- DIRECTIONS: Lines with "What matplotlib code" and "plt.rcParams['font.family'] = ['Open" mark the range, both included. Reproduce exactly that stretch, without pictures.

- THE RECORDS:
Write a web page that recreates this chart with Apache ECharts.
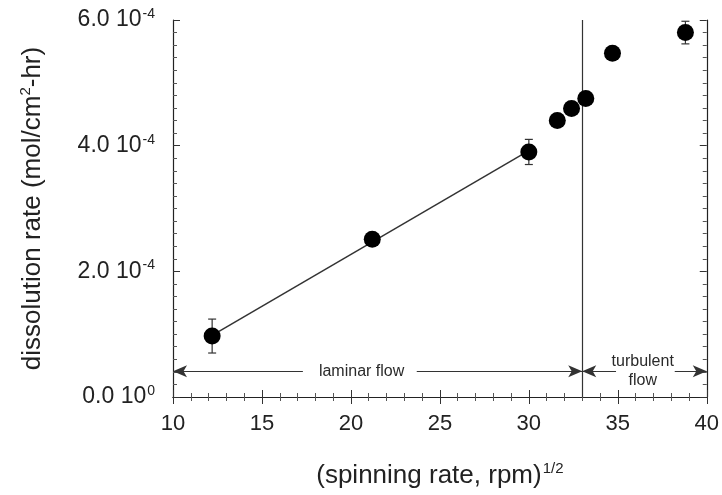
<!DOCTYPE html>
<html><head><meta charset="utf-8">
<script src="https://cdn.jsdelivr.net/npm/echarts@6/dist/echarts.min.js"></script>
<style>html,body{margin:0;padding:0;background:#fff}#c{width:722px;height:495px}</style>
</head><body><div id="c"></div>
<script>
// spinning rate^(1/2)
const xValues = [12.2, 21.2, 30.0, 31.6, 32.4, 33.2, 34.7, 38.8];
// dissolution rate in units of 1e-4 mol/cm2-hr
const yValues = [0.97, 2.51, 3.90, 4.40, 4.59, 4.75, 5.47, 5.80];
const yErrors = [0.27, 0.08, 0.20, 0.08, 0.08, 0.08, 0.08, 0.18];
// laminar fit line endpoints
const fitX = [12.2, 30.0];
const fitY = [0.98, 3.92];
// transition
const transitionX = 33;
// tick labels
const xTicks = [10, 15, 20, 25, 30, 35, 40];
const yTickValues = [0, 2, 4, 6];
const yTickMantissa = ['0.0', '2.0', '4.0', '6.0'];
const yTickExponent = ['0', '-4', '-4', '-4'];
// flow-regime annotations
const regimeLabels = ['laminar flow', 'turbulent\nflow'];
const regimeLabelX = [20.6, 36.4];
const regimeLabelY = [0.41, 0.42];
const arrowY = 0.41;
const laminarSegments = [[10, 17.3], [23.7, 33]];
const turbulentSegments = [[33, 34.9], [38.2, 40]];

const font = '"Liberation Sans", Arial, Helvetica, sans-serif';
const chart = echarts.init(document.getElementById('c'), null, {renderer: 'canvas'});

const points = xValues.map((x, i) => [x, yValues[i], yErrors[i]]);

function seg(a, b, y, startArrow, endArrow) {
  return [
    {coord: [a, y], symbol: startArrow ? 'arrow' : 'none'},
    {coord: [b, y], symbol: endArrow ? 'arrow' : 'none'}
  ];
}

const option = {
  animation: false,
  backgroundColor: '#fff',
  grid: {left: 173, right: 14, top: 20, bottom: 98, containLabel: false},
  xAxis: [{
    type: 'value', min: 10, max: 40, interval: 5,
    axisLine: {show: true, lineStyle: {color: '#222', width: 1.2}},
    axisTick: {show: true, inside: true, length: 7, lineStyle: {color: '#333'}},
    minorTick: {show: true, splitNumber: 5, length: 4, lineStyle: {color: '#555'}},
    splitLine: {show: false},
    axisLabel: {fontFamily: font, fontSize: 22, color: '#222', margin: 16,
      formatter: v => xTicks.includes(v) ? String(v) : ''},
    name: '(spinning rate, rpm){sup|1/2}',
    nameLocation: 'middle', nameGap: 64,
    nameTextStyle: {fontFamily: font, fontSize: 26, color: '#222',
      rich: {sup: {fontFamily: font, fontSize: 15, color: '#222', verticalAlign: 'top', padding: [0, 0, 14, 1]}}}
  }, {
    type: 'value', min: 10, max: 40, interval: 5, position: 'top',
    axisLine: {show: true, lineStyle: {color: '#222', width: 1.2}},
    axisTick: {show: true, inside: true, length: 7, lineStyle: {color: '#333'}},
    minorTick: {show: true, splitNumber: 5, length: 4, lineStyle: {color: '#555'}},
    splitLine: {show: false}, axisLabel: {show: false}
  }],
  yAxis: [{
    type: 'value', min: 0, max: 6, interval: 2,
    axisLine: {show: true, lineStyle: {color: '#222', width: 1.2}},
    axisTick: {show: true, inside: true, length: 7, lineStyle: {color: '#333'}},
    minorTick: {show: true, splitNumber: 10, length: 4, lineStyle: {color: '#555'}},
    splitLine: {show: false},
    axisLabel: {fontFamily: font, fontSize: 23, color: '#222', margin: 18,
      formatter: v => {
        const i = yTickValues.indexOf(v);
        return i < 0 ? '' : '{m|' + yTickMantissa[i] + ' 10}{e|' + yTickExponent[i] + '}';
      },
      rich: {
        m: {fontFamily: font, fontSize: 23, color: '#222'},
        e: {fontFamily: font, fontSize: 14, color: '#222', verticalAlign: 'top', padding: [0, 0, 12, 1]}
      }},
    name: 'dissolution rate (mol/cm{sup|2}-hr)',
    nameLocation: 'middle', nameGap: 126, nameRotate: 90,
    nameTextStyle: {fontFamily: font, fontSize: 26, color: '#222',
      rich: {sup: {fontFamily: font, fontSize: 15, color: '#222', verticalAlign: 'top', padding: [0, 0, 14, 0]}}}
  }, {
    type: 'value', min: 0, max: 6, interval: 2, position: 'right',
    axisLine: {show: true, lineStyle: {color: '#222', width: 1.2}},
    axisTick: {show: true, inside: true, length: 7, lineStyle: {color: '#333'}},
    minorTick: {show: true, splitNumber: 10, length: 4, lineStyle: {color: '#555'}},
    splitLine: {show: false}, axisLabel: {show: false}
  }],
  series: [
    {
      name: 'fit', type: 'line', xAxisIndex: 0, yAxisIndex: 0,
      data: fitX.map((x, i) => [x, fitY[i]]),
      symbol: 'none', lineStyle: {color: '#333', width: 1.5}, silent: true, z: 2,
      markLine: {
        silent: true, animation: false,
        label: {show: false},
        lineStyle: {color: '#333', width: 1.2, type: 'solid'},
        symbolSize: [9, 14],
        data: [
          [{coord: [transitionX, 0], symbol: 'none'}, {coord: [transitionX, 6], symbol: 'none'}],
          seg(laminarSegments[0][0], laminarSegments[0][1], arrowY, true, false),
          seg(laminarSegments[1][0], laminarSegments[1][1], arrowY, false, true),
          seg(turbulentSegments[0][0], turbulentSegments[0][1], arrowY, true, false),
          seg(turbulentSegments[1][0], turbulentSegments[1][1], arrowY, false, true)
        ]
      },
      markPoint: {
        silent: true, animation: false,
        symbol: 'circle', symbolSize: 1,
        itemStyle: {color: 'rgba(0,0,0,0)'},
        label: {show: true, position: 'inside', fontFamily: font, fontSize: 16, color: '#2a2a2a',
          lineHeight: 19, formatter: p => p.name},
        data: regimeLabels.map((t, i) => ({name: t, coord: [regimeLabelX[i], regimeLabelY[i]]}))
      }
    },
    {
      name: 'errors', type: 'custom', xAxisIndex: 0, yAxisIndex: 0,
      data: points, silent: true, z: 3,
      renderItem: (params, api) => {
        const x = api.value(0), y = api.value(1), e = api.value(2);
        const top = api.coord([x, y + e]);
        const bot = api.coord([x, y - e]);
        const hw = 4;
        const st = {stroke: '#333', lineWidth: 1.2};
        return {type: 'group', children: [
          {type: 'line', shape: {x1: top[0], y1: top[1], x2: bot[0], y2: bot[1]}, style: st},
          {type: 'line', shape: {x1: top[0] - hw, y1: top[1], x2: top[0] + hw, y2: top[1]}, style: st},
          {type: 'line', shape: {x1: bot[0] - hw, y1: bot[1], x2: bot[0] + hw, y2: bot[1]}, style: st}
        ]};
      }
    },
    {
      name: 'data', type: 'scatter', xAxisIndex: 0, yAxisIndex: 0,
      data: points.map(p => [p[0], p[1]]),
      symbol: 'circle', symbolSize: 17,
      itemStyle: {color: '#000', opacity: 1}, z: 5
    }
  ]
};
chart.setOption(option);
</script>
</body></html>
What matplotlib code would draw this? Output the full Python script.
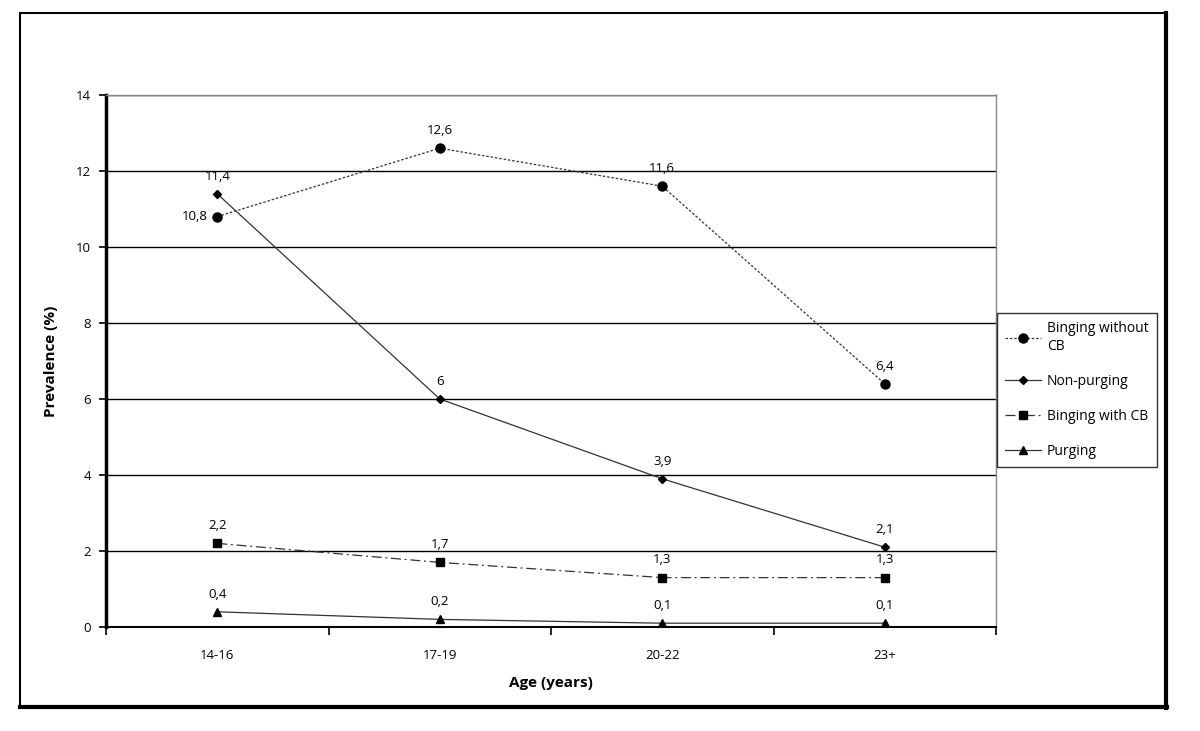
import numpy as np
from matplotlib import pyplot as plt
from matplotlib.lines import Line2D
from matplotlib.patches import Rectangle

plt.rcParams['font.family'] = ['Open Sans', 'DejaVu Sans']

ages = ["14-16", "17-19", "20-22", "23+"]
binging_no_cb = [10.8, 12.6, 11.6, 6.4]
non_purging = [11.4, 6.0, 3.9, 2.1]
binging_cb = [2.2, 1.7, 1.3, 1.3]
purging = [0.4, 0.2, 0.1, 0.1]

series = [
    ("Binging without\nCB", binging_no_cb, (0, (2, 1.5)), "o", 6.5),
    ("Non-purging", non_purging, "-", "D", 4.5),
    ("Binging with CB", binging_cb, (0, (8, 3, 1.5, 3)), "s", 6),
    ("Purging", purging, "-", "^", 6),
]

fig = plt.figure(figsize=(12, 7.31), dpi=100)
ax = fig.add_axes([106/1200, 1-627/731, 890/1200, 532/731])

x = np.arange(1, len(ages) + 1)
handles = []
for name, vals, ls, mk, ms in series:
    line, = ax.plot(x, vals, color="#333333", lw=0.9, linestyle=ls,
                    marker=mk, markersize=ms, markerfacecolor="black",
                    markeredgecolor="black", zorder=3, label=name)
    handles.append(line)
    for i, v in enumerate(vals):
        lab = ("%g" % v).replace(".", ",")
        if name.startswith("Binging without") and i == 0:
            ax.annotate(lab, (x[i], v), xytext=(-7, 0), textcoords="offset points",
                        ha="right", va="center", fontsize=9.5)
        else:
            ax.annotate(lab, (x[i], v), xytext=(0, 8), textcoords="offset points",
                        ha="center", va="bottom", fontsize=9.5)

ax.set_xlim(0.5, 4.5)
ax.set_ylim(0, 14)
ax.set_yticks(np.arange(0, 15, 2))
ax.set_xticks(np.arange(0.5, 4.6, 1))
ax.set_xticklabels([])
ax.set_xticks(x, minor=True)
ax.set_xticklabels(ages, minor=True)
ax.tick_params(axis="x", which="minor", length=0, pad=16, labelsize=9.5)
ax.tick_params(axis="x", which="major", direction="out", length=6, width=1.2)
ax.tick_params(axis="y", direction="out", length=5, width=1.2, labelsize=9.5, pad=6)
ax.yaxis.grid(True, color="black", lw=1)
ax.set_axisbelow(True)

ax.spines["left"].set_linewidth(2.5)
ax.spines["bottom"].set_linewidth(1.5)
ax.spines["top"].set_color("#888888")
ax.spines["right"].set_color("#888888")
ax.spines["top"].set_linewidth(1)
ax.spines["right"].set_linewidth(1)

ax.set_xlabel("Age (years)", fontsize=11, fontweight="bold", labelpad=10)
ax.set_ylabel("Prevalence (%)", fontsize=11, fontweight="bold", labelpad=13)

leg = fig.legend(handles=handles, loc="upper left",
                 bbox_to_anchor=(997/1200, 1-313/731), borderaxespad=0,
                 frameon=True, fancybox=False, edgecolor="black", fontsize=10,
                 labelspacing=1.45, handlelength=2.6, handletextpad=0.4,
                 borderpad=0.6)
leg.get_frame().set_linewidth(1)

# outer frame of the chart area
fig.patches.append(Rectangle((20/1200, 1-707/731), 1146/1200, 694/731,
                             transform=fig.transFigure, fill=False,
                             edgecolor="black", lw=1.5))
fig.add_artist(Line2D([1166/1200, 1166/1200], [1-708/731, 1-13/731],
                      transform=fig.transFigure, color="black", lw=3))
fig.add_artist(Line2D([20/1200, 1167/1200], [1-707/731, 1-707/731],
                      transform=fig.transFigure, color="black", lw=3))

fig.savefig("out.png", dpi=100)
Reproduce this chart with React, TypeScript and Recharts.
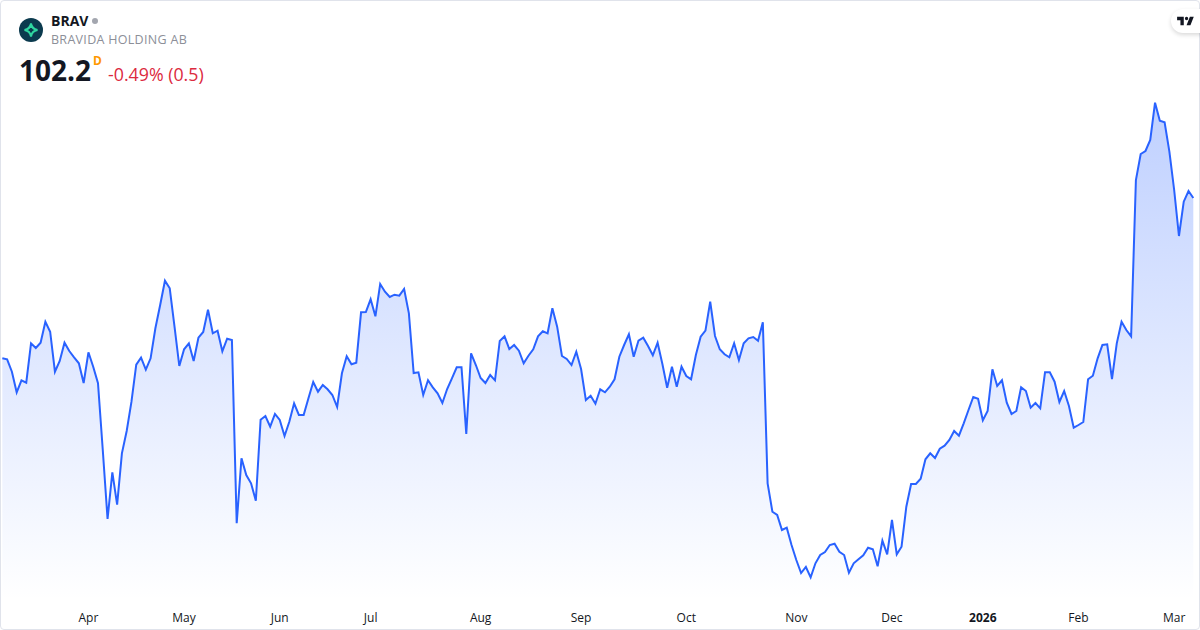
import React from "react";
import { AreaChart, Area, XAxis, YAxis } from "recharts";

const pricesSpring = [
  86.17, 86.07, 84.83, 82.77, 83.97, 83.73, 87.67, 87.2, 87.73, 89.83, 88.83, 84.83, 85.9, 87.73, 86.9, 86.27, 85.67, 83.7, 86.77, 85.33, 83.67,
  77, 70.1, 74.77, 71.53, 76.67, 78.9, 81.83, 85.53, 86.23, 85.03, 86.17, 89.17, 91.5, 93.93, 93.17, 89.33, 85.4, 87.07, 87.67, 85.9, 88.23, 88.8, 91.03, 88.67, 88.93, 86.87, 88.13, 88,
  69.67, 76.17, 74.5, 73.67, 71.93, 80.03, 80.4, 79.33, 80.6, 80, 78.4, 79.83, 81.67, 80.5,
];
const pricesSummer = [
  80.5, 82.17, 83.8, 82.83, 83.5, 83.07, 82.5, 81.3, 84.67, 86.37, 85.57, 85.73, 90.77, 90.8, 92.07, 90.37, 93.6, 92.83, 92.3, 92.53, 92.43, 93.1, 90.67, 84.7, 84.77, 82.5, 83.97, 83.27, 82.67, 81.7, 83.1, 84.17, 85.27, 85.27, 78.6,
  86.67, 85.5, 84.2, 83.7, 84.5, 83.97, 87.9, 88.37, 87.1, 87.5, 86.93, 85.67, 86.43, 87.07, 88.37, 88.87, 88.67, 91.17, 89.33, 86.4, 86.1, 85.5, 86.83, 85.1, 82, 82.43, 81.63,
];
const pricesAutumn = [
  83.07, 82.77, 83.33, 84.07, 86.33, 87.5, 88.57, 86.33, 87.93, 88.23, 87.4, 86.47, 87.73, 85.6, 83.23, 85.33, 83.33, 85.33, 84.4, 84.07, 86.5, 88.33, 88.93, 91.83, 88.4, 87.07, 86.57, 86.27, 87.67, 86, 87.67, 88.17, 88.3, 87.93, 89.77,
  73.67, 70.83, 70.5, 69, 69.23, 67.5, 66, 64.7, 65.3, 64.27, 65.67, 66.5, 66.8, 67.5, 67.63, 66.83, 66.5, 64.73, 65.67, 66.07, 66.47, 67.23, 67.07, 65.37, 67.93, 66.57, 70, 66.57,
];
const pricesWinter = [
  67.33, 71.33, 73.6, 73.6, 74.13, 76.07, 76.67, 76.2, 77.13, 77.43, 78, 78.9, 78.43, 79.67, 81, 82.3, 82.13, 79.97, 80.9, 85.07, 83.4, 83.97, 81.73, 80.6, 80.9, 83.27, 82.9, 81.23, 81.7, 81.17, 84.77, 84.77, 83.83, 81.8, 82.9, 81.4, 79.23, 79.5, 79.8,
  84.07, 84.43, 86.17, 87.5, 87.57, 84.1, 87.67, 89.83, 89, 88.37, 104, 106.6, 106.9, 108, 111.73, 109.93, 109.77, 106.83, 103, 98.4, 101.83, 102.9, 102.2,
];
const prices = [...pricesSpring, ...pricesSummer, ...pricesAutumn, ...pricesWinter];
const tickPositions = [18, 38, 58, 77, 100, 121, 143, 166, 186, 205, 225, 245];
const tickLabels = ["Apr", "May", "Jun", "Jul", "Aug", "Sep", "Oct", "Nov", "Dec", "2026", "Feb", "Mar"];
const data = prices.map((price, i) => ({ i, price }));

const FONT = '"Open Sans", sans-serif';

const MonthTick = (props: any) => {
  const { x, y, payload } = props;
  const label = tickLabels[tickPositions.indexOf(payload.value)];
  return (
    <text x={x} y={y + 16} textAnchor="middle" fontFamily={FONT} fontSize={12} fontWeight={label === "2026" ? 700 : 400} fill="#131722">
      {label}
    </text>
  );
};

const abs = (left: number, top: number, extra: React.CSSProperties): React.CSSProperties => ({
  position: "absolute", left, top, whiteSpace: "nowrap", fontFamily: FONT, lineHeight: 1, ...extra,
});

export default function App() {
  return (
    <div style={{ position: "fixed", left: 0, top: 0, width: 1200, height: 630, background: "#fff", overflow: "hidden" }}>
      <AreaChart width={1200} height={630} data={data} margin={{ top: 80, right: 6.7, bottom: 0, left: 2.33 }}>
        <defs>
          <linearGradient id="fade" x1="0" y1="0" x2="0" y2="1">
            <stop offset="0%" stopColor="#2962ff" stopOpacity={0.3} />
            <stop offset="100%" stopColor="#2962ff" stopOpacity={0} />
          </linearGradient>
        </defs>
        <XAxis dataKey="i" type="number" domain={[0, 249]} ticks={tickPositions} interval={0} axisLine={false} tickLine={false} height={30} tick={<MonthTick />} tickMargin={0} />
        <YAxis hide domain={[62, 114]} />
        <Area type="linear" dataKey="price" stroke="#2962ff" strokeWidth={2} fill="url(#fade)" fillOpacity={1} dot={false} activeDot={false} isAnimationActive={false} />
      </AreaChart>

      <div style={{ position: "absolute", inset: 0, border: "1px solid #e0e3eb", borderRadius: 4, boxSizing: "border-box", pointerEvents: "none" }} />

      <svg style={{ position: "absolute", left: 19, top: 18 }} width={24} height={24} viewBox="0 0 24 24">
        <circle cx={12} cy={12} r={12} fill="#0b3a4e" />
        <path d="M12 5.5 C12.6 9.2 14.8 11.4 18.5 12 C14.8 12.6 12.6 14.8 12 18.5 C11.4 14.8 9.2 12.6 5.5 12 C9.2 11.4 11.4 9.2 12 5.5 Z" fill="none" stroke="#2fd6a0" strokeWidth={2} />
      </svg>

      <div style={abs(51, 14, { fontSize: 14, fontWeight: 700, color: "#131722" })}>BRAV</div>
      <div style={{ position: "absolute", left: 92, top: 18, width: 6, height: 6, borderRadius: 3, background: "#a3a6af" }} />
      <div style={abs(51, 34, { fontSize: 12.5, color: "#8c8f98", letterSpacing: 0.3 })}>BRAVIDA HOLDING AB</div>
      <div style={abs(19, 56, { fontSize: 28, fontWeight: 700, color: "#131722" })}>102.2</div>
      <div style={abs(93, 55, { fontSize: 12, fontWeight: 700, color: "#ff9800" })}>D</div>
      <div style={abs(108, 66, { fontSize: 17.8, color: "#dc2a40" })}>-0.49% (0.5)</div>

      <div style={{ position: "absolute", left: 1171, top: 9, width: 40, height: 24, borderRadius: 12, background: "#fff", boxShadow: "0 2px 4px rgba(0,0,0,0.15)" }} />
      <svg style={{ position: "absolute", left: 1176, top: 15 }} width={20} height={12} viewBox="0 4 36 19">
        <path d="M14 6H2v6h6v9h6V6zm12 15h-7l6-15h7l-6 15zm-7-9a3 3 0 1 0 0-6 3 3 0 0 0 0 6z" fill="#131722" />
      </svg>
    </div>
  );
}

- ANSWER FOR THE TASK:
What matplotlib code would draw this? Output the full Python script.
import numpy as np
from matplotlib import pyplot as plt
from matplotlib.lines import Line2D
from matplotlib.patches import Rectangle

plt.rcParams['font.family'] = ['Open Sans', 'DejaVu Sans']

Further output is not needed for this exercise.